Beyond declarative data cleaning
VCLA and WPI will host a talk by Paolo Papotti on July 2, 2015.
|DATE:||Thursday, July 2, 2015|
|VENUE:||Seminar room Zemanek, Favoritenstraße 9-11, 1040 Vienna|
In the "big data" era, data preparation is a popular activity both in academia and in industry. Unfortunately, it requires a great amount of manual work to obtain data that is polished enough to be useful in final applications, such as querying and mining. The problem is even harder in practice, as data is often dirty in nature because of errors, such as typos and duplicates, that can lead to poor results in the analytic tasks. To achieve the level of automation and scalability required by the large volume, several successful cleaning systems have been proposed.
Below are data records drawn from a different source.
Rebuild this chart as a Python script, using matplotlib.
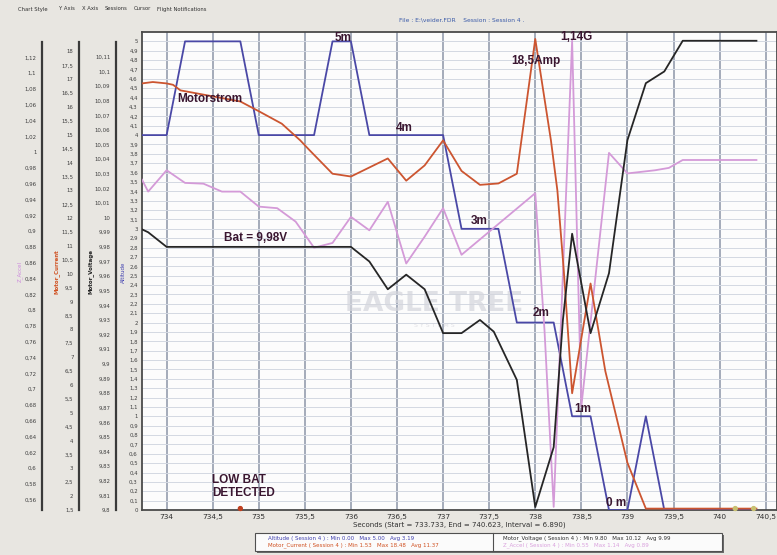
import matplotlib
matplotlib.use("Agg")
import matplotlib.pyplot as plt
import numpy as np
from matplotlib.ticker import FuncFormatter
from matplotlib.patches import Rectangle
from matplotlib.lines import Line2D

# Datos (Session 4)
alt_t = [733.733, 734.0, 734.2, 734.8, 735.0, 735.6, 735.8, 736.0, 736.2, 737.0, 737.2,
         737.6, 737.8, 738.2, 738.4, 738.6, 738.8, 739.0, 739.2, 739.4, 740.4]
alt_v = [4.0, 4.0, 5.0, 5.0, 4.0, 4.0, 5.0, 5.0, 4.0, 4.0, 3.0,
         3.0, 2.0, 2.0, 1.0, 1.0, 0.0, 0.0, 1.0, 0.0, 0.0]

cur_t = [733.733, 733.85, 734.0, 734.07, 734.15, 734.8, 735.0, 735.25, 735.45, 735.55,
         735.8, 736.0, 736.4, 736.6, 736.8, 737.0, 737.2, 737.4, 737.6, 737.8,
         738.0, 738.17, 738.24, 738.31, 738.4, 738.6, 738.76, 739.0, 739.2, 740.4]
cur_v = [16.85, 16.9, 16.85, 16.8, 16.6, 16.2, 15.85, 15.4, 14.8, 14.45,
         13.6, 13.5, 14.15, 13.35, 13.9, 14.8, 13.7, 13.2, 13.25, 13.6,
         18.45, 14.8, 13.0, 10.1, 5.7, 9.65, 6.5, 3.2, 1.55, 1.55]

volt_t = [733.733, 733.8, 734.0, 736.0, 736.2, 736.4, 736.6, 736.8, 737.0, 737.2, 737.4,
          737.55, 737.8, 738.0, 738.2, 738.3, 738.4, 738.6, 738.8, 739.0, 739.2, 739.4,
          739.6, 740.4]
volt_v = [9.992, 9.99, 9.98, 9.98, 9.97, 9.951, 9.961, 9.951, 9.921, 9.921, 9.93,
          9.922, 9.889, 9.802, 9.843, 9.93, 9.989, 9.921, 9.962, 10.053, 10.092, 10.1,
          10.121, 10.121]

acc_t = [733.733, 733.8, 734.0, 734.2, 734.4, 734.6, 734.8, 735.0, 735.2, 735.4, 735.6,
         735.8, 736.0, 736.2, 736.4, 736.6, 736.8, 737.0, 737.2, 738.0, 738.1, 738.2,
         738.4, 738.5, 738.8, 739.0, 739.3, 739.45, 739.6, 740.4]
acc_v = [0.965, 0.95, 0.977, 0.961, 0.96, 0.95, 0.95, 0.931, 0.929, 0.912, 0.879,
         0.885, 0.918, 0.901, 0.937, 0.859, 0.893, 0.929, 0.87, 0.948, 0.775, 0.551,
         1.141, 0.678, 0.999, 0.973, 0.977, 0.98, 0.99, 0.99]

event_t = [734.8, 740.17, 740.37]
event_c = ["#c04020", "#c8c070", "#c8c070"]

x_ticks = [734, 734.5, 735, 735.5, 736, 736.5, 737, 737.5, 738, 738.5, 739, 739.5, 740, 740.5]

notas = [("5m", 735.91, 5.04, "center"), ("Motorstrom", 734.12, 4.38, "left"),
         ("4m", 736.58, 4.08, "center"), ("18,5Amp", 738.01, 4.79, "center"),
         ("1,14G", 738.45, 5.05, "center"), ("Bat = 9,98V", 734.96, 2.9, "center"),
         ("3m", 737.39, 3.08, "center"), ("2m", 738.06, 2.1, "center"),
         ("1m", 738.51, 1.08, "center"), ("0 m", 738.88, 0.07, "center"),
         ("LOW BAT\nDETECTED", 734.49, 0.25, "left")]

W, H = 777, 555
def fx(px):
    return px / W
def fy(py):
    return 1 - py / H

def coma(v, pos=None):
    return f"{v:.2f}".rstrip("0").rstrip(".").replace(".", ",")

fig = plt.figure(figsize=(7.77, 5.55), dpi=100, facecolor="#e8e6e1")
ax = fig.add_axes([fx(142), fy(510), fx(777) - fx(142), fy(32) - fy(510)])
ax.set_facecolor("#fcfcfc")
ax.set_xlim(733.733, 740.623)
ax.set_ylim(0, 5.1)
ax.set_xticks(x_ticks)
ax.xaxis.set_major_formatter(FuncFormatter(coma))
ax.set_yticks(np.round(np.arange(0, 5.01, 0.1), 1))
ax.yaxis.set_major_formatter(FuncFormatter(coma))
ax.tick_params(axis="x", length=0, pad=3, labelsize=5.3, colors="#303030")
ax.tick_params(axis="y", length=0, pad=3, labelsize=3.9, colors="#404040")
ax.grid(axis="y", color="#d3d8e2", lw=0.7)
ax.grid(axis="x", color="#8d96a8", lw=1.1)
for s in ax.spines.values():
    s.set_color("#4a4a4a")
    s.set_linewidth(1.3)
ax.set_xlabel("Seconds (Start = 733.733, End = 740.623, Interval = 6.890)",
              fontsize=5.0, labelpad=1, color="#303030")

# marca de agua
ax.text(736.9, 2.2, "EAGLE TREE", fontsize=19, fontweight="bold", color="#d4d5dc",
        ha="center", va="center", alpha=0.7, zorder=1.8)
ax.text(736.9, 1.97, "S Y S T E M S", fontsize=4.5, color="#d4d5dc", ha="center",
        va="center", alpha=0.7, zorder=1.8)

ax.plot(alt_t, alt_v, color="#4a48a6", lw=1.3, zorder=3)


def eje(lim, pos, ticks):
    tw = ax.twinx()
    tw.set_ylim(*lim)
    for s in ["right", "top", "bottom"]:
        tw.spines[s].set_visible(False)
    sp = tw.spines["left"]
    sp.set_visible(True)
    sp.set_position(("axes", pos))
    sp.set_color("#3a3a3a")
    sp.set_linewidth(1.6)
    sp.set_bounds(lim[0], lim[0] + 0.979 * (lim[1] - lim[0]))
    tw.yaxis.set_ticks_position("left")
    tw.yaxis.set_label_position("left")
    tw.set_yticks(ticks)
    tw.yaxis.set_major_formatter(FuncFormatter(coma))
    tw.tick_params(axis="y", length=0, pad=4, labelsize=3.9, colors="#404040")
    return tw

ax_acc = eje((0.547, 1.152), -0.1575, np.round(np.arange(0.56, 1.121, 0.02), 2))
ax_cur = eje((1.5, 18.7), -0.0992, np.round(np.arange(1.5, 18.01, 0.5), 1))
ax_volt = eje((9.8, 10.127), -0.041, np.round(np.arange(9.8, 10.111, 0.01), 2))

ax_acc.plot(acc_t, acc_v, color="#d49ad8", lw=1.3)
ax_cur.plot(cur_t, cur_v, color="#cc5530", lw=1.3)
ax_volt.plot(volt_t, volt_v, color="#262626", lw=1.3)
ax_volt.scatter(event_t, [9.801] * len(event_t), s=8, c=event_c, zorder=5, clip_on=False)

# titulos de los ejes
fig.text(fx(20), fy(272), "Z_Accel", rotation=90, fontsize=4, color="#cc88dd",
         ha="center", va="center")
fig.text(fx(57), fy(272), "Motor_Current", rotation=90, fontsize=4, color="#d05020",
         ha="center", va="center", fontweight="bold")
fig.text(fx(91), fy(272), "Motor_Voltage", rotation=90, fontsize=4, color="#222222",
         ha="center", va="center", fontweight="bold")
fig.text(fx(123), fy(272), "Altitude", rotation=90, fontsize=4, color="#4040b0",
         ha="center", va="center")

# anotaciones
for txt, t, a, ha in notas:
    fig.text(t, a, txt, transform=ax.transData, fontsize=8.5, fontweight="bold",
             color="#3a1630", ha=ha, va="center", family="Liberation Sans",
             linespacing=1.05)

# menu y titulo
menu = [("Chart Style", 18), ("Y Axis", 59), ("X Axis", 82), ("Sessions", 105),
        ("Cursor", 134), ("Flight Notifications", 157)]
for m, px in menu:
    fig.text(fx(px), fy(9), m, fontsize=3.8, color="#303030", va="center")
fig.text(fx(462), fy(20), "File : E:\\veider.FDR    Session : Session 4 .", fontsize=4.3,
         color="#3a5aa8", ha="center", va="center")

# leyenda inferior
fig.add_artist(Rectangle((fx(257), fy(553)), fx(722) - fx(255), fy(533) - fy(551),
                         transform=fig.transFigure, facecolor="#6a6a6a", edgecolor="none"))
fig.add_artist(Rectangle((fx(255), fy(551)), fx(722) - fx(255), fy(533) - fy(551),
                         transform=fig.transFigure, facecolor="#fbfbfb",
                         edgecolor="#505050", lw=0.8))
fig.add_artist(Line2D([fx(493), fx(493)], [fy(551), fy(533)], transform=fig.transFigure,
                      color="#505050", lw=0.8))
ley = [("Altitude ( Session 4 ) : Min 0.00   Max 5.00   Avg 3.19", 268, 538.5, "#4040b0"),
       ("Motor_Current ( Session 4 ) : Min 1.53   Max 18.48   Avg 11.37", 268, 545.5, "#d05020"),
       ("Motor_Voltage ( Session 4 ) : Min 9.80   Max 10.12   Avg 9.99", 503, 538.5, "#303030"),
       ("Z_Accel ( Session 4 ) : Min 0.55   Max 1.14   Avg 0.89", 503, 545.5, "#d9a0dd")]
for txt, px, py, c in ley:
    fig.text(fx(px), fy(py), txt, fontsize=4.0, color=c, va="center")

fig.savefig("out.png", dpi=100, facecolor=fig.get_facecolor())
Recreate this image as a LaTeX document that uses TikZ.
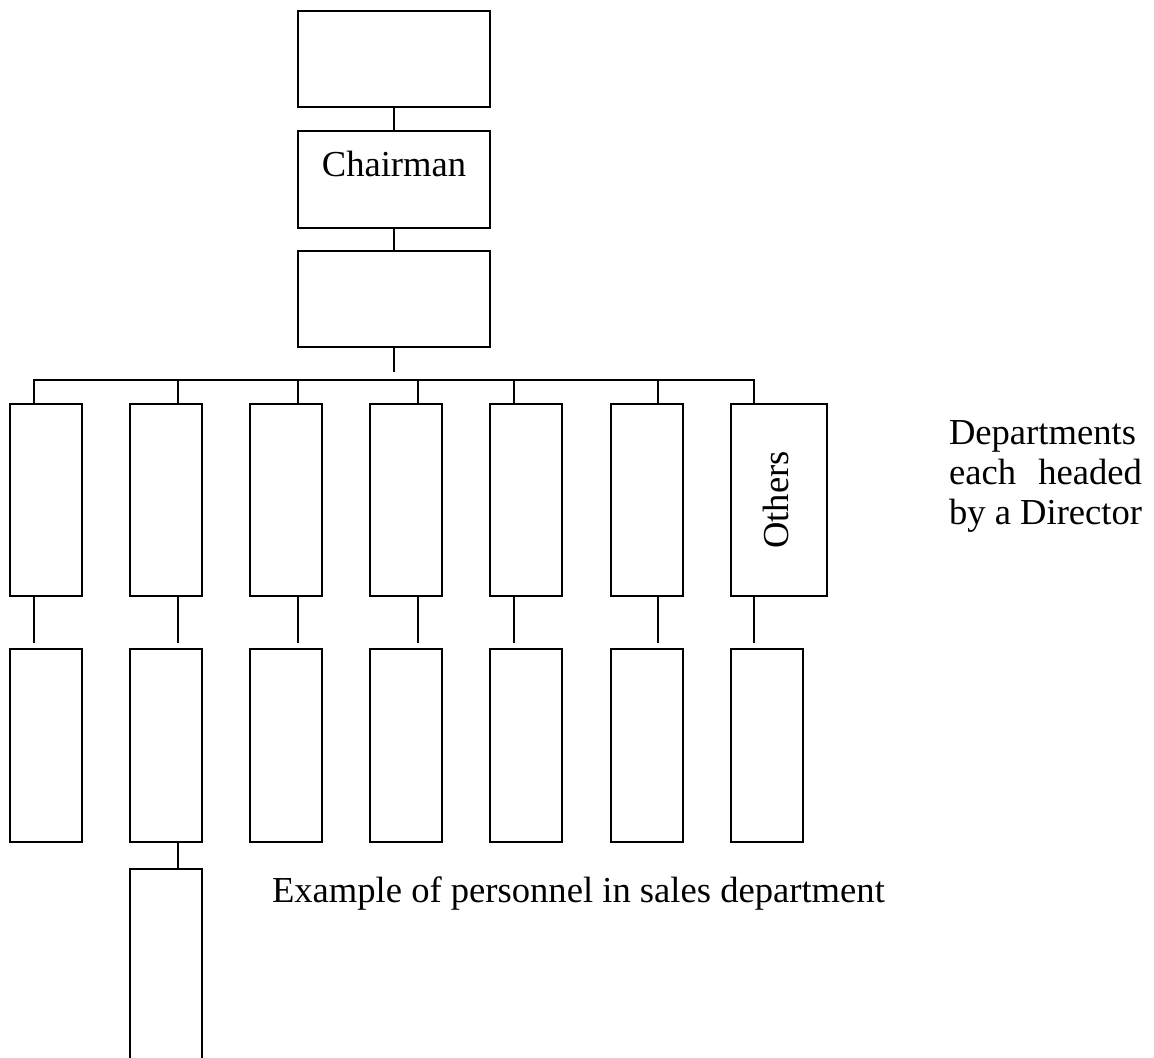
\documentclass[tikz,border=0pt]{standalone}
\usepackage{fontspec}
\setmainfont{Liberation Serif}
\begin{document}
\begin{tikzpicture}[x=0.5pt, y=-0.5pt, line width=1pt,
    wide/.style = {draw, minimum width=96pt, minimum height=48pt, inner sep=0pt},
    tall/.style = {draw, minimum width=36pt, minimum height=96pt, inner sep=0pt},
    txt/.style = {inner sep=0pt, font=\fontsize{18.3}{20}\selectfont}]

	\clip (0,0) rectangle (1154,1057);

	\node[wide] (T) at (394,59) {};
	\node[wide, minimum height=48.5pt] (C) at (394,179.5) {};
	\node[txt, anchor=base] (Clabel) at (394,176) {Chairman};
	\node[wide] (B) at (394,299) {};

	\node[tall] (D1) at (46,500) {};
	\node[tall] (D2) at (166,500) {};
	\node[tall] (D3) at (286,500) {};
	\node[tall] (D4) at (406,500) {};
	\node[tall] (D5) at (526,500) {};
	\node[tall] (D6) at (646.5,500) {};
	\node[tall, minimum width=48pt] (D7) at (779,500) {};
	\node[txt, rotate=90] (Olabel) at (775.5,500) {Others};

	\node[tall, minimum height=96.5pt] (S1) at (46,745.5) {};
	\node[tall, minimum height=96.5pt] (S2) at (166,745.5) {};
	\node[tall, minimum height=96.5pt] (S3) at (286,745.5) {};
	\node[tall, minimum height=96.5pt] (S4) at (406,745.5) {};
	\node[tall, minimum height=96.5pt] (S5) at (526,745.5) {};
	\node[tall, minimum height=96.5pt] (S6) at (646.5,745.5) {};
	\node[tall, minimum height=96.5pt] (S7) at (766.5,745.5) {};

	\node[tall, minimum height=96.5pt] (P) at (166,965.5) {};

	\coordinate (bar) at (394,380);
	\coordinate (j1) at (34,380);
	\coordinate (j2) at (178,380);
	\coordinate (j3) at (298,380);
	\coordinate (j4) at (418,380);
	\coordinate (j5) at (514,380);
	\coordinate (j6) at (658,380);
	\coordinate (j7) at (754,380);

	\draw (T) -- (C);
	\draw (C) -- (B);
	\draw[shorten >=4pt] (B) -- (bar);
	\draw (j1 |- D1.north) -- (j1) -- (j7) -- (j7 |- D7.north);
	\draw (j2) -- (j2 |- D2.north);
	\draw (j3) -- (j3 |- D3.north);
	\draw (j4) -- (j4 |- D4.north);
	\draw (j5) -- (j5 |- D5.north);
	\draw (j6) -- (j6 |- D6.north);

	\draw[shorten >=2.5pt] (j1 |- D1.south) -- (j1 |- S1.north);
	\draw[shorten >=2.5pt] (j2 |- D2.south) -- (j2 |- S2.north);
	\draw[shorten >=2.5pt] (j3 |- D3.south) -- (j3 |- S3.north);
	\draw[shorten >=2.5pt] (j4 |- D4.south) -- (j4 |- S4.north);
	\draw[shorten >=2.5pt] (j5 |- D5.south) -- (j5 |- S5.north);
	\draw[shorten >=2.5pt] (j6 |- D6.south) -- (j6 |- S6.north);
	\draw[shorten >=2.5pt] (j7 |- D7.south) -- (j7 |- S7.north);

	\draw (j2 |- S2.south) -- (j2 |- P.north);

	\node[txt, anchor=north west, align=left] (dept) at (948,420) {Departments\\ \makebox[96.5pt][s]{each headed}\\ by a Director};
	\node[txt, anchor=base west] (example) at (271,902) {Example of personnel in sales department};
\end{tikzpicture}
\end{document}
They rely on a declarative approach, where the users provide high-level specifications of the tasks, such as rules, and the systems compute optimal solutions without requiring human intervention on the generated code. However, despite the positive results, there is still a gap between these proposals and the leading commercial systems. The latter are harder to maintain, to debug, and to test, but provide the level of personalization and detail that are needed to solve real-world problems. In this tutorial, I will describe some of the recent approaches to data cleaning that deliver pragmatic solutions without being ad-hoc. These practical challenges include the ability to combine declarative and procedural cleaning tasks, and support for human involvement in the process with exploration tools and crowdsourcing. I will then sketch some promising future directions and a range of open problems for the community.